The season six premiere allowed Sawyer and Juliet a few final words in the show’s typically enigmatic fashion. Sawyer dug below the blast’s rubble to find her barely alive, Juliet tragically joking they meet for coffee sometime as they had their final embrace. Her thwarted final words to him would pay off in the series finale, as the two met in the show's strange flash-sideways afterlife waiting area. After assisting him with a vending machine by turning it off and on (just like the Island, get it?), their history flashes back to them, tied to those words she never got to say: “it worked”. In their rush of emotion, including Sawyer’s sob-inducing “I had you!” recalling her fateful fall, we realized “it” that “worked” was also their unexpected coupling.

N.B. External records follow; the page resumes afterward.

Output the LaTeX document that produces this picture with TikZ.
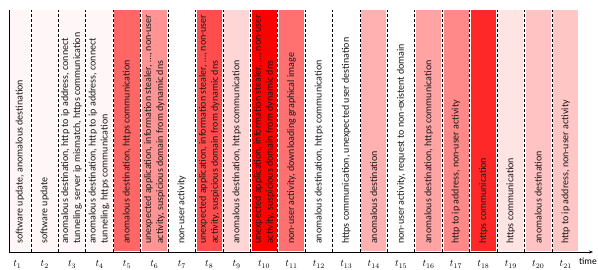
\documentclass[tikz,border=0pt]{standalone}
\usepackage{fontspec}
\setmainfont{Carlito}
\usetikzlibrary{arrows.meta}
\definecolor{evPale}{HTML}{FFF7F7}
\definecolor{evNone}{HTML}{FFFFFF}
\definecolor{evFive}{HTML}{FF6666}
\definecolor{evSix}{HTML}{FF9494}
\definecolor{evEight}{HTML}{FF4C4C}
\definecolor{evNine}{HTML}{FFD6D6}
\definecolor{evTen}{HTML}{FF0000}
\definecolor{evEleven}{HTML}{FF7070}
\definecolor{evFourteen}{HTML}{FFB0B0}
\definecolor{evSixteen}{HTML}{FFA3A3}
\definecolor{evSeventeen}{HTML}{FF8888}
\definecolor{evEighteen}{HTML}{FF2828}
\definecolor{evNineteen}{HTML}{FFE4E4}
\definecolor{evTwenty}{HTML}{FFC3C3}
\definecolor{evLast}{HTML}{FFC6C6}
\tikzset{
	evtext/.style={rotate=90, anchor=west, align=left, inner sep=0pt,
		font=\fontsize{10}{12}\selectfont, text=black!90},
	divider/.style={black, line width=0.8pt, dash pattern=on 3pt off 2pt}
}

\begin{document}
\begin{tikzpicture}[x=1pt, y=1pt]
	\useasboundingbox (0,0) rectangle (598,270);
	
	% Coloured slots (column width 27.42)
	\foreach \i/\c in {1/evPale,2/evPale,3/evPale,4/evPale,5/evFive,6/evSix,7/evNone,
		8/evEight,9/evNine,10/evTen,11/evEleven,12/evNone,13/evNone,14/evFourteen,
		15/evNone,16/evSixteen,17/evSeventeen,18/evEighteen,19/evNineteen,
		20/evTwenty,21/evLast}{
		\fill[\c] ({max(9.5,3.6+(\i-1)*27.42+1.2)},18.5) rectangle ({3.6+\i*27.42-1.2},260);
	}
	
	% Dashed dividers between slots
	\foreach \k in {1,...,20}{
		\draw[divider] ({31+(\k-1)*27.42},18) -- ({31+(\k-1)*27.42},260);
	}
	
	% Axes
	\coordinate (origin) at (9,18);
	\coordinate (top) at (9,260);
	\coordinate (tip) at (593,18);
	\draw[line width=0.9pt] (origin) -- (top);
	\draw[line width=0.9pt, -{Stealth[length=4pt, width=3pt]}] (origin) -- (tip);
	\node[font=\fontsize{9.5}{11}\selectfont, inner sep=1pt] (timelbl) at (588,8.5) {time};
	
	% Slot labels
	\foreach \i in {1,...,21}{
		\node (t\i) at ({17.3+(\i-1)*27.42},5.5) {$t_{\i}$};
	}
	
	% Observed behaviour per slot
	\node[evtext] (ev1) at (20.0,26) {software update, anomalous destination};
	\node[evtext] (ev2) at (44.7,26) {software update};
	\node[evtext] (ev3) at (71.5,26) {anomalous destination, http to ip address, connect\\tunneling, server ip mismatch, https communication};
	\node[evtext] (ev4) at (99.0,26) {anomalous destination, http to ip address, connect\\tunneling, https communication};
	\node[evtext] (ev5) at (127.0,26) {anomalous destination, https communication};
	\node[evtext] (ev6) at (154.4,26) {unexpected application, information stealer, \ldots, non-user\\activity, suspicious domain from dynamic dns};
	\node[evtext] (ev7) at (181.8,26) {non-user activity};
	\node[evtext] (ev8) at (209.2,26) {unexpected application, information stealer, \ldots, non-user\\activity, suspicious domain from dynamic dns};
	\node[evtext] (ev9) at (236.7,26) {anomalous destination, https communication};
	\node[evtext] (ev10) at (264.1,26) {unexpected application, information stealer, \ldots, non-user\\activity, suspicious domain from dynamic dns};
	\node[evtext] (ev11) at (291.5,26) {non-user activity, downloading graphical image};
	\node[evtext] (ev12) at (318.9,26) {anomalous destination, https communication};
	\node[evtext] (ev13) at (346.3,26) {https communication, unexpected user destination};
	\node[evtext] (ev14) at (373.7,26) {anomalous destination};
	\node[evtext] (ev15) at (401.2,26) {non-user activity, request to non-existent domain};
	\node[evtext] (ev16) at (428.6,26) {anomalous destination, https communication};
	\node[evtext] (ev17) at (456.0,26) {http to ip address, non-user activity};
	\node[evtext] (ev18) at (483.4,26) {https communication};
	\node[evtext] (ev19) at (510.8,26) {https communication};
	\node[evtext] (ev20) at (538.2,26) {anomalous destination};
	\node[evtext] (ev21) at (565.7,26) {http to ip address, non-user activity};
\end{tikzpicture}
\end{document}
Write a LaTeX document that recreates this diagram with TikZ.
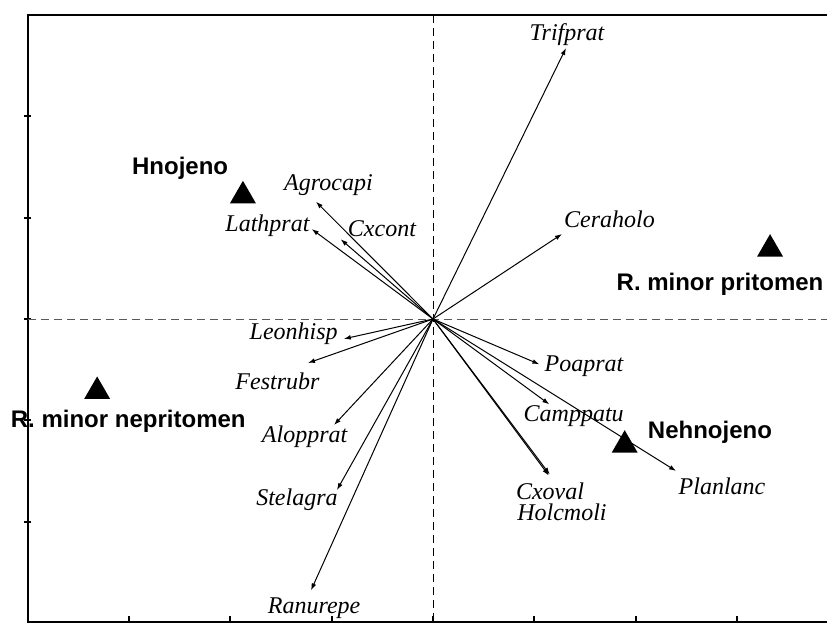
\documentclass[tikz,border=0pt]{standalone}
\usepackage{fontspec}
\setmainfont{Liberation Serif}
\setsansfont{Liberation Sans}
\usetikzlibrary{arrows.meta,shapes.geometric}

\begin{document}
\begin{tikzpicture}[x=50.65pt, y=50.65pt,
		spec/.style={font=\fontsize{12}{14}\selectfont\itshape,
		             inner sep=0pt, text height=8pt, text depth=2.5pt},
		grp/.style={font=\fontsize{12}{14}\selectfont\sffamily\bfseries,
		            inner sep=0pt, text height=9pt, text depth=2.5pt},
		site/.style={fill, regular polygon, regular polygon sides=3,
		             minimum size=15pt, inner sep=0pt, anchor=north},
		vec/.style={line width=0.5pt, -{Latex[length=3.5pt,width=2.4pt]}},
		frame/.style={line width=1pt}]
	\useasboundingbox (-4.274,-3.001) rectangle (3.889,3.149);
	
	% Frame and ticks
	\draw[frame] (4,3) -- (-4,3) -- (-4,-2.99) -- (4,-2.99) -- cycle;
	\foreach \y in {-2,...,2}{
		\draw[frame] (-4.035,\y) -- (-3.965,\y);
	}
	\foreach \x in {-3,...,3}{
		\draw[frame] (\x,-2.99) -- (\x,-2.93);
	}
	
	% Axes through the origin
	\coordinate (ori) at (0,0);
	\coordinate (ax west) at (-4,0);
	\coordinate (ax east) at (4,0);
	\coordinate (ax north) at (0,3);
	\coordinate (ax south) at (0,-2.99);
	\draw [gray!70!black, line width=0.5pt, dash pattern=on 4pt off 2.5pt]
	      (ax west) -- (ax east);
	\draw [line width=0.5pt, dash pattern=on 4pt off 2.5pt]
	      (ax north) -- (ax south);
	
	% Species arrows
	\foreach \nm/\tx/\ty/\lx/\ly in {
		Trifprat/1.313/2.675/1.323/2.799,
		Ceraholo/1.273/0.839/1.742/0.953,
		Agrocapi/-1.155/1.158/-1.032/1.321,
		Cxcont/-0.911/0.787/-0.504/0.867,
		Lathprat/-1.197/0.888/-1.634/0.916,
		Leonhisp/-0.880/-0.196/-1.375/-0.146,
		Festrubr/-1.234/-0.434/-1.535/-0.637,
		Alopprat/-0.977/-1.046/-1.267/-1.163,
		Stelagra/-0.948/-1.688/-1.343/-1.782,
		Ranurepe/-1.204/-2.678/-1.173/-2.851,
		Poaprat/1.050/-0.447/1.491/-0.459,
		Camppatu/1.148/-0.842/1.389/-0.960,
		Cxoval/1.143/-1.545/1.155/-1.723,
		Holcmoli/1.153/-1.535/1.273/-1.937,
		Planlanc/2.399/-1.500/2.853/-1.676}{
		\coordinate (tip \nm) at (\tx,\ty);
		\node (lab \nm) at (\lx,\ly) [spec] {\nm};
		\draw[vec] (ori) -- (tip \nm);
	}
	
	% Sites
	\node (tri hnoj) at (-1.876,1.372) [site] {};
	\node (tri prit) at (3.327,0.846) [site] {};
	\node (tri nepr) at (-3.315,-0.559) [site] {};
	\node (tri nehn) at (1.892,-1.089) [site] {};
	\node (lab hnoj) at (-2.496,1.486) [grp] {Hnojeno};
	\node (lab prit) at (2.833,0.341) [grp] {R. minor pritomen};
	\node (lab nepr) at (-3.008,-1.009) [grp] {R. minor nepritomen};
	\node (lab nehn) at (2.734,-1.114) [grp] {Nehnojeno};
\end{tikzpicture}
\end{document}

Perhaps reading the tea leaves of Juliet’s diminished role over her final season (not to mention Mitchell getting cast in the short-lived reboot of V) could have spelled to keenly observant viewers that her time was coming as season 5 crept to a close. Just ask Charlie or Sun or Jin what fate a completed character arc brought them, after all. The impact of Juliet’s death is a testament to Mitchell’s wildly underrated performance in her three seasons as a main cast member. The actress had the difficult task of playing a woman who herself was playing both sides, of having to suggest ambivalence to the Island’s mysteries after being stuck there for years, of ultimately finding peaceful life on this island that had only brought her pain. While Terry O’Quinn and Michael Emerson were reaping Emmy awards, Mitchell remained unnominated until her guest stint on the finale.
But after all that Juliet had taken the audience through, both the personal and the metaphysical, her emotional end was all the more traumatic. It's why all these years later, hers is the Lost death that lingers the most.